Another view places the origin in 1854 in the Midlands. Dispatches for The Times from the Crimean War, by William Howard Russell, were read in public in Hanley by Samuel Taylor, a manual worker who was a Mechanics' Institute secretary and later involved in the Staffordshire Sentinel newspaper. From the market square, Taylor moved to the town hall, and in 1856 to a fuller programme of patriotic readings, with music and the national anthem; from free admittance to a penny charge to cut down great demand. The Times made much of the events, which were widely copied in the Potteries and Staffordshire by 1857–8. At the Birmingham and Midland Institute, William Mattieu Williams started to give "penny lectures" in 1856, and C. J. Woodward later claimed that these led to "penny classes" and penny readings, in the cause of popular education.

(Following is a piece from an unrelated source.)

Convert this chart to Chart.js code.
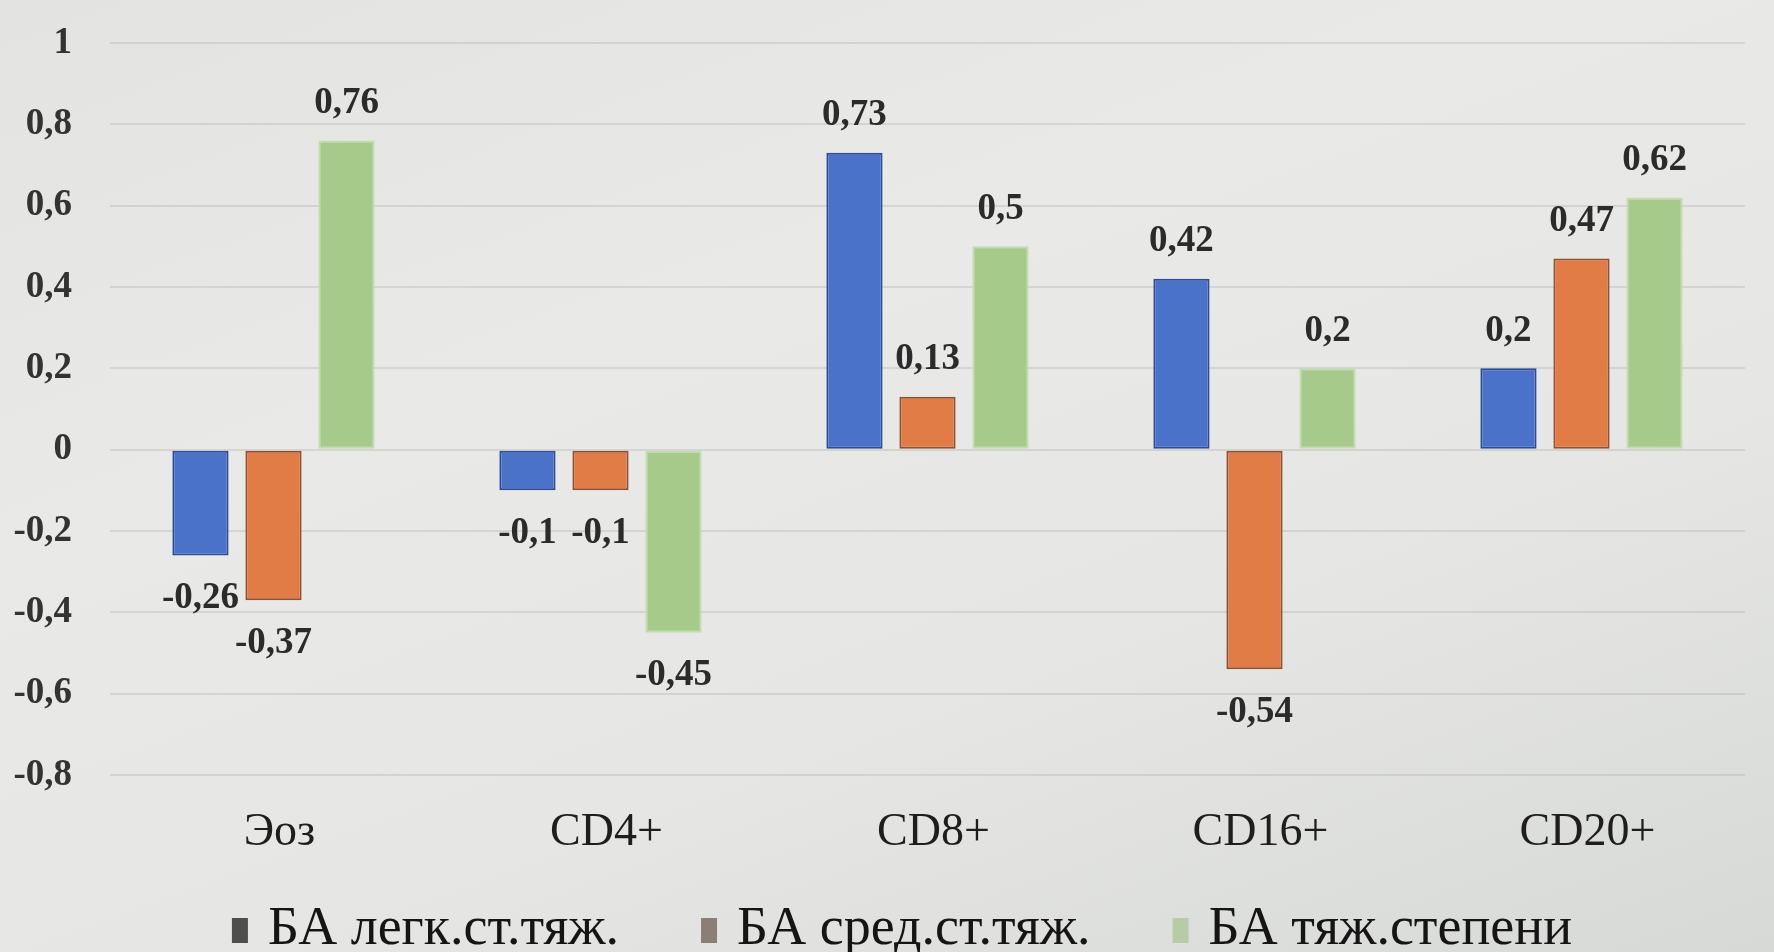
<!DOCTYPE html>
<html>
<head>
<meta charset="utf-8">
<script src="https://cdn.jsdelivr.net/npm/chart.js@4/dist/chart.umd.min.js"></script>
<style>
  html, body { margin: 0; padding: 0; background: #e6e6e4; }
  #wrap {
    width: 1774px; height: 952px; position: relative;
    background: linear-gradient(160deg, #e3e3e1 0%, #e9e9e7 35%, #e6e7e5 65%, #d7d9d7 100%);
  }
</style>
</head>
<body>
<div id="wrap"><canvas id="chart"></canvas></div>
<script>
// Categories and series
const categories = ['Эоз', 'CD4+', 'CD8+', 'CD16+', 'CD20+'];
const seriesNames = ['БА легк.ст.тяж.', 'БА сред.ст.тяж.', 'БА тяж.степени'];
const mildValues = [-0.26, -0.1, 0.73, 0.42, 0.2];
const moderateValues = [-0.37, -0.1, 0.13, -0.54, 0.47];
const severeValues = [0.76, -0.45, 0.5, 0.2, 0.62];

// Axis range
const yMin = -0.8;
const yMax = 1;
const yStep = 0.2;

// Colours
const fillColors = ['#4a72c9', '#e27c46', '#a6ca89'];
const borderColors = ['#2c4c98', '#8e5233', '#c3dbb0'];
const legendSwatches = ['#4e4e4e', '#8a7e77', '#b9cba6'];

const FONT = "'Liberation Serif', 'Times New Roman', serif";

function fmt(v) {
  if (v === 0) return '0';
  if (Number.isInteger(v)) return String(v);
  return String(+v.toFixed(2)).replace('.', ',');
}

// Value labels drawn above positive bars and below negative ones
const valueLabels = {
  id: 'valueLabels',
  afterDatasetsDraw(chart) {
    const ctx = chart.ctx;
    ctx.save();
    ctx.font = 'bold 37px ' + FONT;
    ctx.fillStyle = '#2b2b2b';
    ctx.textAlign = 'center';
    ctx.textBaseline = 'middle';
    chart.data.datasets.forEach((ds, i) => {
      const meta = chart.getDatasetMeta(i);
      meta.data.forEach((bar, j) => {
        const v = ds.data[j];
        const y = v >= 0 ? bar.y - 37 : bar.y + 43;
        ctx.fillText(fmt(v), bar.x, y);
      });
    });
    ctx.restore();
  }
};

// Series key along the bottom edge: swatch + name, centred as one row
const seriesKey = {
  id: 'seriesKey',
  afterDraw(chart) {
    const ctx = chart.ctx;
    const gapText = 36, gapItems = 82, centreX = 902, centreY = 930;
    ctx.save();
    ctx.font = '54px ' + FONT;
    ctx.textBaseline = 'middle';
    ctx.textAlign = 'left';
    const widths = seriesNames.map(n => ctx.measureText(n).width);
    const total = widths.reduce((a, w) => a + gapText + w, 0) + gapItems * (seriesNames.length - 1);
    let x = centreX - total / 2;
    seriesNames.forEach((name, i) => {
      ctx.fillStyle = legendSwatches[i];
      ctx.fillRect(x, centreY - 12, 16, 25);
      ctx.fillStyle = '#151515';
      ctx.fillText(name, x + gapText, centreY);
      x += gapText + widths[i] + gapItems;
    });
    ctx.restore();
  }
};

const datasets = [mildValues, moderateValues, severeValues].map((vals, i) => ({
  label: seriesNames[i],
  data: vals,
  backgroundColor: fillColors[i],
  borderColor: borderColors[i],
  borderWidth: 2,
  borderSkipped: false,
  barPercentage: 0.77,
  categoryPercentage: 0.67
}));

new Chart(document.getElementById('chart'), {
  type: 'bar',
  data: { labels: categories, datasets },
  plugins: [valueLabels, seriesKey],
  options: {
    responsive: true,
    maintainAspectRatio: false,
    animation: false,
    layout: { padding: { top: 43, right: 29, bottom: 92, left: 14 } },
    plugins: {
      tooltip: { enabled: false },
      legend: { display: false }
    },
    scales: {
      x: {
        grid: { display: false, drawTicks: false },
        border: { display: false },
        ticks: {
          font: { family: FONT, size: 46 },
          color: '#1e1e1e',
          padding: 30,
          labelOffset: 6
        },
        afterFit(scale) { scale.height = 85; }
      },
      y: {
        min: yMin,
        max: yMax,
        grid: { color: 'rgba(140,140,138,0.22)', lineWidth: 2, drawTicks: false },
        border: { display: false },
        ticks: {
          stepSize: yStep,
          font: { family: FONT, size: 37, weight: 'bold' },
          color: '#333333',
          padding: 38,
          callback: (v) => fmt(Math.round(v * 10) / 10)
        },
        afterFit(scale) {
          scale.width = 96;
          scale.paddingTop = 0;
          scale.paddingBottom = 0;
        }
      }
    }
  }
});
</script>
</body>
</html>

In 1871, a book review in the Literary World lamented the trend:

As conducted by their originators, Penny Readings were unquestionably useful and attractive without being frivolous: as conducted by some of those gentlemen's imitators, they [have] run riot and become farcical, and have lost almost every philanthropic or praiseworthy element they at first possessed.

==Content==
An 1887 handbook for parish priests suggests a programme of around 15 items, "instrumental pieces, songs, glees, recitation, and readings", recommending variety. It notes that "Comic songs should, as a rule, be avoided".

==Legacy==
Funds raised from Penny Readings were frequently the source of donations to the Royal National Lifeboat Institution (RNLI). Funds raised in Norfolk and Suffolk were organised and collected by E. B. Adams, surgeon of Bungay, Suffolk, and funded the first RNLI lifeboat at Wells-next-the-Sea Lifeboat Station. The lifeboat was initially reported to have been named Penny Readings and Eliza Adams, but all subsequent references record the name as Eliza Adams.

While penny readings, at their height in the 1860s, had lost their popularity before 1900, a tradition of poetry recitation continued in niches such as family events and temperance meetings. Winifred Peck found it "ghastly" and associated, negatively, with the provincial.

The Poetry Society, founded in 1909 as the Poetry Recital Society, began with a parallel mission to the "penny reading movement": event organisation to promote performance of the spoken word. In terms of its content and patrons, on the other hand, it was more discriminating, and lacked the same broad base of appeal.